Cashed-up kiwifruit growers trading in orchards for commercial real estate in Tauranga will help to create "more jobs and more business" in the city, business leaders say.

Two of Bayleys Tauranga's biggest commercial property sales in 2018 were to gold kiwifruit orchardists, who each sold then bought commercial property in the city.

A long-time Whakatāne kiwifruit grower sold his orchard for more than $12 million and splashed out $6.2m on a car yard site in Cameron Rd.

The site was earmarked for development into either a multi-storey retail and commercial building, or mixed-use retail and residential apartment complex.


A Te Puna kiwifruit orchardist leveraged the equity in his orchard to buy an industrial complex in Maleme St, Greerton, for $7.7m.

Bayleys Tauranga commercial manager Mark Walton. Photo / File
Bayleys Tauranga commercial manager Mark Walton. Photo / File

Bayleys Tauranga commercial manager Mark Walton said the agency was working with two other kiwifruit growers, two avocado orchardists and a dairy farmer all looking to buy commercial property assets in the city.

Walton said their unconditional buying budgets specifically for acquiring commercial property assets ranged from $1.5m to $6m.

"The Bay's horticultural sector – particularly kiwifruit and avocado production – is currently delivering record crop value yields, and subsequently land values are at peak," he said.

"A number of orchardists - particularly those who have owned their properties for more than 10 years and successfully worked through the PSA crisis - are now taking advantage of those record, high-productive land prices, and are selling up or leveraging to release considerable amounts of equity."

A long-time Whakatāne kiwifruit grower sold his orchard for a $6.2m car yard site in Cameron Rd. Photo / Supplied
A long-time Whakatāne kiwifruit grower sold his orchard for a $6.2m car yard site in Cameron Rd.
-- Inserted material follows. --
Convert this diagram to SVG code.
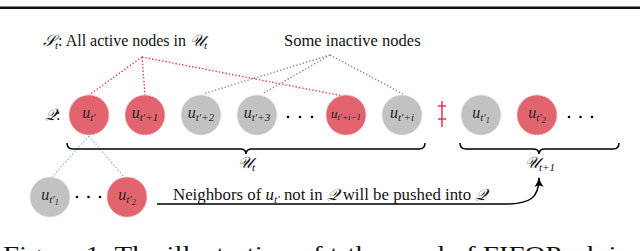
<svg xmlns="http://www.w3.org/2000/svg" width="640" height="251" viewBox="0 0 640 251" font-family="'Liberation Serif', 'DejaVu Serif', serif">
<defs>
<style>
text{font-family:"Liberation Serif","DejaVu Serif",serif;fill:#111}
.lbl{font-size:16px}
.m{font-style:italic}
.nr{fill:#e2646f;stroke:#f6c6cc;stroke-width:1;stroke-dasharray:2 1}
.ng{fill:#c2c2c2;stroke:#e8e8e8;stroke-width:1;stroke-dasharray:2 1}
.u{font-size:16px;font-style:italic;text-anchor:middle;fill:#222}
.s{font-size:11px}
.red{stroke:#e8354d;stroke-width:1.4;stroke-dasharray:1.4 2;fill:none}
.gray{stroke:#8c8c8c;stroke-width:1.4;stroke-dasharray:1.4 2;fill:none}
.blue{stroke:#8fb8ea;stroke-width:1.4;stroke-dasharray:1.4 2;fill:none}
.brace{stroke:#000;stroke-width:1.5;fill:none}
.dot{fill:#000}
</style>
<marker id="ah" viewBox="0 0 10 10" refX="9" refY="5" markerWidth="10" markerHeight="10" markerUnits="userSpaceOnUse" orient="auto">
<path d="M0,0.5 Q5,4 10,5 Q5,6 0,9.5 Q3,5 0,0.5 Z" fill="#000"/>
</marker>
</defs>

<rect width="640" height="251" fill="#fff"/>
<rect x="0" y="6.5" width="640" height="2.5" fill="#111"/>

<g id="labels">
<text class="lbl" x="43" y="46"><tspan class="m">𝒮</tspan><tspan class="m s" dy="3">t</tspan><tspan dy="-3">: All active nodes in </tspan><tspan class="m">𝒰</tspan><tspan class="m s" dy="3">t</tspan></text>
<text class="lbl" x="284" y="46" font-size="16.5" style="font-size:16.5px">Some inactive nodes</text>
<text class="lbl" x="45" y="120"><tspan class="m">𝒬</tspan>:</text>
</g>

<g id="connectors">
<path class="red" d="M142,57 L89,95 M142,57 L145,95 M142,57 L343,96"/>
<path class="gray" d="M330,55 L203,94 M330,55 L262,94 M330,55 L403,94"/>
<path class="blue" d="M89,136 L52,177 M89,136 L124,177"/>
<path d="M157,204 L505,204 C530,204 539,198 539,178" fill="none" stroke="#000" stroke-width="1.5" marker-end="url(#ah)"/>
</g>

<g id="n-t0"><circle class="nr" cx="89" cy="115" r="20"/><text class="u" x="89" y="118">u<tspan class="s" dy="3">t′</tspan></text></g>
<g id="n-t1"><circle class="nr" cx="145" cy="115" r="20"/><text class="u" x="145" y="118">u<tspan class="s" dy="3">t′+1</tspan></text></g>
<g id="n-t2"><circle class="ng" cx="201" cy="115" r="20"/><text class="u" x="201" y="118">u<tspan class="s" dy="3">t′+2</tspan></text></g>
<g id="n-t3"><circle class="ng" cx="257" cy="115" r="20"/><text class="u" x="257" y="118">u<tspan class="s" dy="3">t′+3</tspan></text></g>
<g id="dots1"><circle class="dot" cx="288" cy="117" r="1.3"/><circle class="dot" cx="300" cy="117" r="1.3"/><circle class="dot" cx="312" cy="117" r="1.3"/></g>
<g id="n-ti1"><circle class="nr" cx="346" cy="115" r="20"/><text class="u" x="346" y="118" style="font-size:13px">u<tspan style="font-size:9px" dy="2">t′+i−1</tspan></text></g>
<g id="n-ti"><circle class="ng" cx="402" cy="115" r="20"/><text class="u" x="402" y="118">u<tspan class="s" dy="3">t′+i</tspan></text></g>
<g id="sep"><path d="M442,101 V127 M438,106 H446 M438,119 H446" stroke="#e8354d" stroke-width="1.5" fill="none"/></g>
<g id="n-p1"><circle class="ng" cx="481" cy="115" r="20"/><text class="u" x="481" y="118">u<tspan class="s" dy="3">t′</tspan><tspan style="font-size:8px" dy="2">1</tspan></text></g>
<g id="n-p2"><circle class="nr" cx="537" cy="115" r="20"/><text class="u" x="537" y="118">u<tspan class="s" dy="3">t′</tspan><tspan style="font-size:8px" dy="2">2</tspan></text></g>
<g id="dots2"><circle class="dot" cx="569" cy="117" r="1.3"/><circle class="dot" cx="580.5" cy="117" r="1.3"/><circle class="dot" cx="592" cy="117" r="1.3"/></g>

<g id="brace-ut">
<path class="brace" d="M67,143 Q67,149 73,149 L240,149 Q246,149 246,154 Q246,149 252,149 L419,149 Q425,149 425,143"/>
<text class="lbl" x="238" y="168"><tspan class="m">𝒰</tspan><tspan class="m s" dy="3">t</tspan></text>
</g>
<g id="brace-ut1">
<path class="brace" d="M460,143 Q460,149 466,149 L533,149 Q539,149 539,154 Q539,149 545,149 L613,149 Q619,149 619,143"/>
<text class="lbl" x="525" y="168"><tspan class="m">𝒰</tspan><tspan class="m s" dy="3">t+1</tspan></text>
</g>

<g id="n-q1"><circle class="ng" cx="50" cy="197" r="20"/><text class="u" x="50" y="200">u<tspan class="s" dy="3">t′</tspan><tspan style="font-size:8px" dy="2">1</tspan></text></g>
<g id="dots3"><circle class="dot" cx="77" cy="197" r="1.3"/><circle class="dot" cx="88.5" cy="197" r="1.3"/><circle class="dot" cx="100" cy="197" r="1.3"/></g>
<g id="n-q2"><circle class="nr" cx="127" cy="197" r="20"/><text class="u" x="127" y="200">u<tspan class="s" dy="3">t′</tspan><tspan style="font-size:8px" dy="2">2</tspan></text></g>

<g id="arrow-label">
<text class="lbl" x="173" y="200" textLength="314" lengthAdjust="spacingAndGlyphs">Neighbors of <tspan class="m">u</tspan><tspan class="m s" dy="3">t′</tspan><tspan dy="-3"> not in </tspan><tspan class="m">𝒬</tspan> will be pushed into <tspan class="m">𝒬</tspan></text>
</g>

<text x="3" y="262" style="font-size:24px" textLength="628" lengthAdjust="spacingAndGlyphs">Figure 1: The illustration of t-th round of FIFOPush in</text>
</svg>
Photo / Supplied

Walton said sellers were allocating $1.5m to $1.9m to buy homes on lifestyle blocks on the city fringe, depositing similar amounts in interest-bearing term accounts and spending the rest acquiring investment properties or development sites.

Tauranga's underlying economy was strong and showed no signs of easing, Walton said.

"So not only are we seeing investment capital coming into the region, but we are also tracking investment capital moving from one property sector to another within the region."


In November, Bayleys Tauranga rural specialist Snow Williams sold a $6.135m six-hectare G3 kiwifruit orchard in Te Puke – equating to $1.18m per canopy hectare of crop.

Sales data from Bayleys Tauranga showed at least five other big kiwifruit orchard sales in Pongakawa, Te Puke and Paengaroa recorded values ranging from $7.2m to $12.05m in the past 18 months.

G3-planted orchards were now achieving average sales values of $1m a canopy hectare, while avocado orchards were selling for about $300,000 per canopy hectare, Williams said.

"Much is made of Aucklanders selling up their multimillion-dollar homes in the rat-race, paying off the mortgage, and coming down to Tauranga to buy a new lifestyle debt-free," he said.

Priority One business partnership manager Mark Irving said the fact that cashed-up kiwifruit growers were seeing buying commercial property in Tauranga as a good investment gave a vote of confidence in the economy.

Irving said developers of city projects such as the Farmers redevelopment, University of Waikato's new CBD campus, the $50m skyscraper at 2 Devonport Rd and the Tauranga City Council's Heart of the City projects were speculating on the expected impacts of the university campus.

"Those four projects are a big magnet for people. They see an investment opportunity," he said. "These types of developments will create employment. It is encouraging."

Tauranga Chamber of Commerce chief executive Stan Gregec said any new investment in the CBD meant the potential for "more jobs and more business".

"It's great to see local money being invested locally," he said. "It shows confidence in Tauranga's economy."

Meanwhile, PGG Wrightson rural and lifestyle sales consultant Stan Robb said the majority of existing or previous buyers were selling to upgrade into bigger orchards.

One man sold two of his orchards to buy "one big one", Robb said.

Two orchards had recently sold for nearly $10m and another for $8m, which he said worked out to be close to $1.2m per canopy hectare.

However, Robb said it was the top properties that were making the big bucks.

"It's got to be a top property with good structures and good orchard gate return per hectare," he said.

Cashing in

- Whakatāne kiwifruit grower sells orchard for $12 million, buys Tauranga car yard site for $6.2m

- Te Puna kiwifruit orchardist leverages equity in his orchard, buys industrial complex in Greerton for $7.7m.